Malayah is a passionate advocate for gender equality and the leadership of young women. These are her incredible personal reflections of the multiple layers of occupation following her visit to Palestine in late 2018 to celebrate the 125th anniversary of the YWCA Palestine and to engage with youth activists at the International Youth Conference on Freedom and Justice.
Bearing Witness to the Layers of Occupation and Strategies for Resistance
Last month, Prime Minister Netanyahu vowed to annex the Jordan Valley and other “vital” parts of the West Bank if he were to win the next election. This week as he struggles to form a coalition government, protests are breaking out in the West Bank in opposition to these aims.

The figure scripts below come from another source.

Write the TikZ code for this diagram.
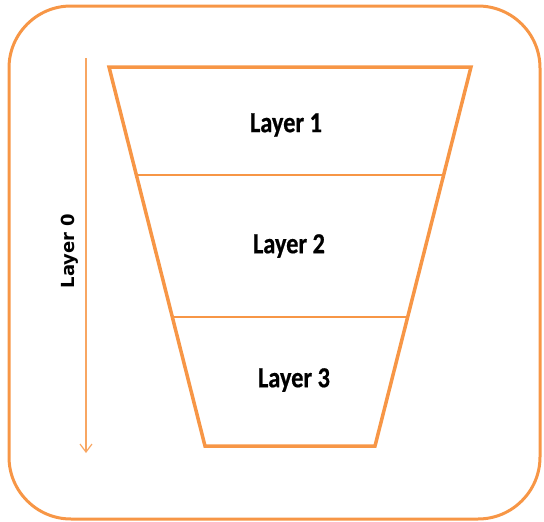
\documentclass[tikz,border=0pt]{standalone}
\usepackage{fontspec}
\usetikzlibrary{arrows.meta,calc}
\newfontfamily\layerfont[FakeStretch=0.84,BoldFeatures={FakeBold=0.6}]{Carlito}
\newfontfamily\sidefont{DejaVu Sans}
\definecolor{funnelorange}{HTML}{F79646}
\tikzset{
  frame/.style={draw=funnelorange, line width=3pt, rounded corners=62pt},
  funnel/.style={draw=funnelorange, line width=3.5pt, line join=miter},
  divider/.style={draw=funnelorange, line width=1.2pt},
  axis/.style={draw=funnelorange!85, line width=1.2pt, -{Straight Barb[length=8pt,width=12pt,line width=1.2pt]}},
  layerlabel/.style={font=\layerfont\bfseries\fontsize{29}{33}\selectfont, text=black, inner sep=0pt},
  sidelabel/.style={font=\sidefont\bfseries\fontsize{18}{22}\selectfont, text=black, rotate=90, inner sep=0pt}
}
\begin{document}
\begin{tikzpicture}[x=1pt,y=-1pt]
\useasboundingbox (0,0) rectangle (544,522);
\draw[frame] (9,6) rectangle (540,519);
\coordinate (tl) at (109,67);
\coordinate (tr) at (471,67);
\coordinate (br) at (375,446);
\coordinate (bl) at (205,446);
\draw[funnel] (tl) -- (tr) -- (br) -- (bl) -- cycle;
\coordinate (d1l) at ($(tl)!0.285!(bl)$);
\coordinate (d1r) at ($(tr)!0.285!(br)$);
\coordinate (d2l) at ($(tl)!0.6596!(bl)$);
\coordinate (d2r) at ($(tr)!0.6596!(br)$);
\draw[divider] (d1l) -- (d1r);
\draw[divider] (d2l) -- (d2r);
\node[layerlabel] (l1) at (286,125) {Layer 1};
\node[layerlabel] (l2) at (289,246) {Layer 2};
\node[layerlabel] (l3) at (294,380) {Layer 3};
\coordinate (astart) at (86,58);
\coordinate (aend) at (86,453);
\draw[axis] (astart) -- (aend);
\node[sidelabel] (l0) at (70,251) {Layer 0};
\end{tikzpicture}
\end{document}
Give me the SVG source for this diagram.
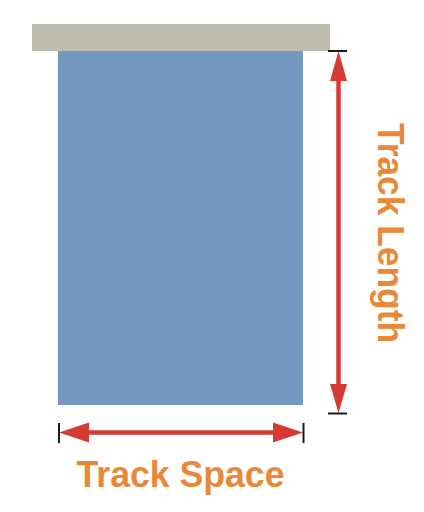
<svg xmlns="http://www.w3.org/2000/svg" width="424" height="512" viewBox="0 0 424 512">
<style>
.shaft{stroke:#D63A35;stroke-width:4.5;fill:none}
.head{fill:#D63A35}
.tick{stroke:#1a1a1a;stroke-width:2;fill:none}
.label{font-family:"Liberation Sans",Arial,sans-serif;font-weight:bold;font-size:36.5px;fill:#E8893A}
</style>
<rect width="424" height="512" fill="#ffffff"/>
<g id="track-top">
<rect x="32" y="24" width="298" height="27" fill="#BFBCB0"/>
</g>
<g id="curtain">
<rect x="58" y="51" width="245" height="354" fill="#7399C0"/>
</g>
<g id="connectors">
<g id="length-dimension">
<line class="tick" x1="328" y1="51" x2="347" y2="51"/>
<line class="tick" x1="328" y1="413.5" x2="347" y2="413.5"/>
<line class="shaft" x1="338.5" y1="78" x2="338.5" y2="387"/>
<path class="head" d="M338.5 51 L347 81 L330 81 Z"/>
<path class="head" d="M338.5 413 L347 384 L330 384 Z"/>
</g>
<g id="space-dimension">
<line class="tick" x1="59" y1="423" x2="59" y2="443"/>
<line class="tick" x1="303.5" y1="423" x2="303.5" y2="443"/>
<line class="shaft" x1="86" y1="432.5" x2="276" y2="432.5"/>
<path class="head" d="M59 432.5 L89 422.5 L89 442.5 Z"/>
<path class="head" d="M303 432.5 L273 422.5 L273 442.5 Z"/>
</g>
</g>
<g id="label-length">
<text class="label" transform="translate(377.5,123) rotate(90)" textLength="220" lengthAdjust="spacingAndGlyphs">Track Length</text>
</g>
<g id="label-space">
<text class="label" x="76.5" y="487" textLength="208" lengthAdjust="spacingAndGlyphs">Track Space</text>
</g>
</svg>
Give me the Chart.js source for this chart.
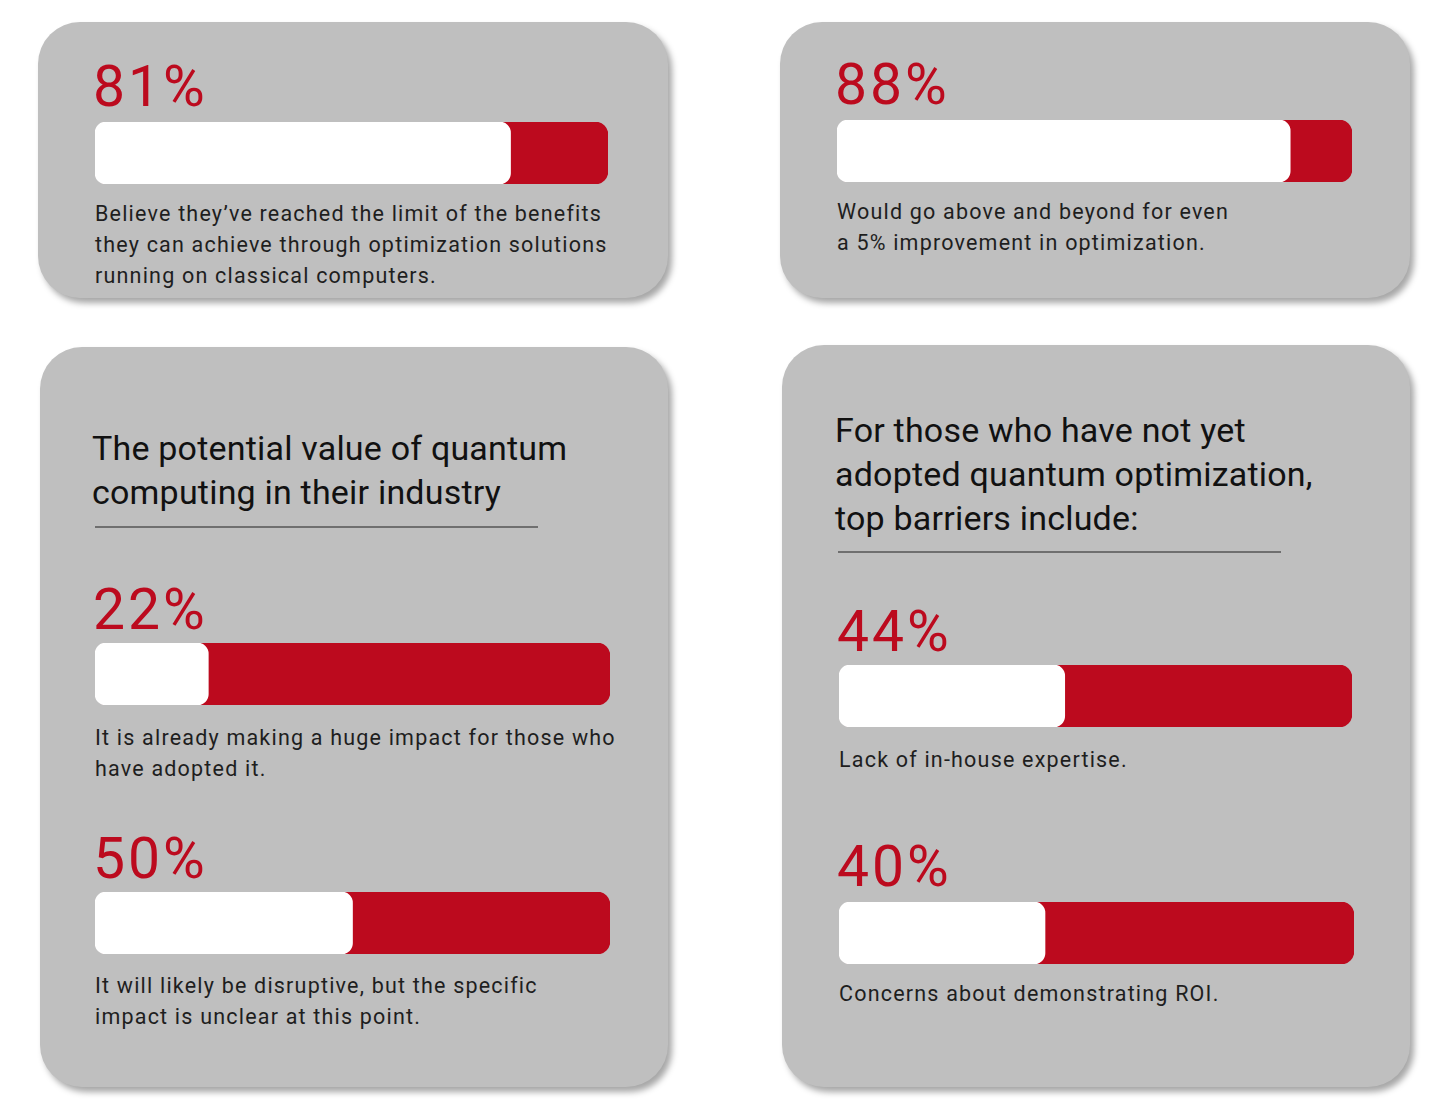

About a year ago, I crossed through the Jordan Valley and Ghawr on my way to the Allenby Bridge border with Jordan. I was leaving Palestine.
My host during my time in Palestine was the incredible, steadfast leader for youth and women’s rights Mira Rizeq, the General Secretary of the YWCA Palestine.
As we drove together through the valley, Mira told me about her mother – how as a young woman she challenged social concepts and patriarchal perceptions. She had to also challenge and ultimately prevail over her own lack of self-belief. It was a compelling story, from the past generation, that led us to reflect on the dual occupation that women living in the West Bank and Gaza face still face today – 70 years after the Israeli occupation of Palestine.
Palestine has had an active women’s rights movement through much of the 20th century. This took on a new vibrancy as grass-roots women rose up as leaders against the Israeli occupation during the first ‘Intifada’ (uprising) in 1988. However, when it came to negotiating peace through the 1993 Oslo Agreement that established the Palestinian Authority (PA) they were marginalized and their demands reduced to ‘lip service’.
The dual struggle that women in freedom movements face is far from unique to Palestine.
Time and again, women around the world are at the forefront of freedom and justice movements, and yet their rights are consistently betrayed by their male peers and placed on the back burner when it comes to negotiating peace.
The list is long: Algeria after Independence in 1962. Egypt during the Arab Spring Uprisings. The Civil Rights movement in the USA. A few examples where women were central to freedom movements and yet experienced a backlash in the transition period.
Now most recently Sudan, where despite women making up 60% of the street protestors, there are only 2 women in the 11-person sovereign council shepherding the transition. Women’s demands for equality and the removal of some of the most punitive laws, risk being left off the table.
“We will get to it later” is the common refrain. Empty promises that leave 50% of the population further disenfranchised.
I had come to Palestine as the General Secretary of the World YWCA, to open the International Youth Conference on Freedom and Justice and to celebrate the 125th anniversary of the YWCA of Palestine – a triumphant event recognizing over a century of activism for women’s rights.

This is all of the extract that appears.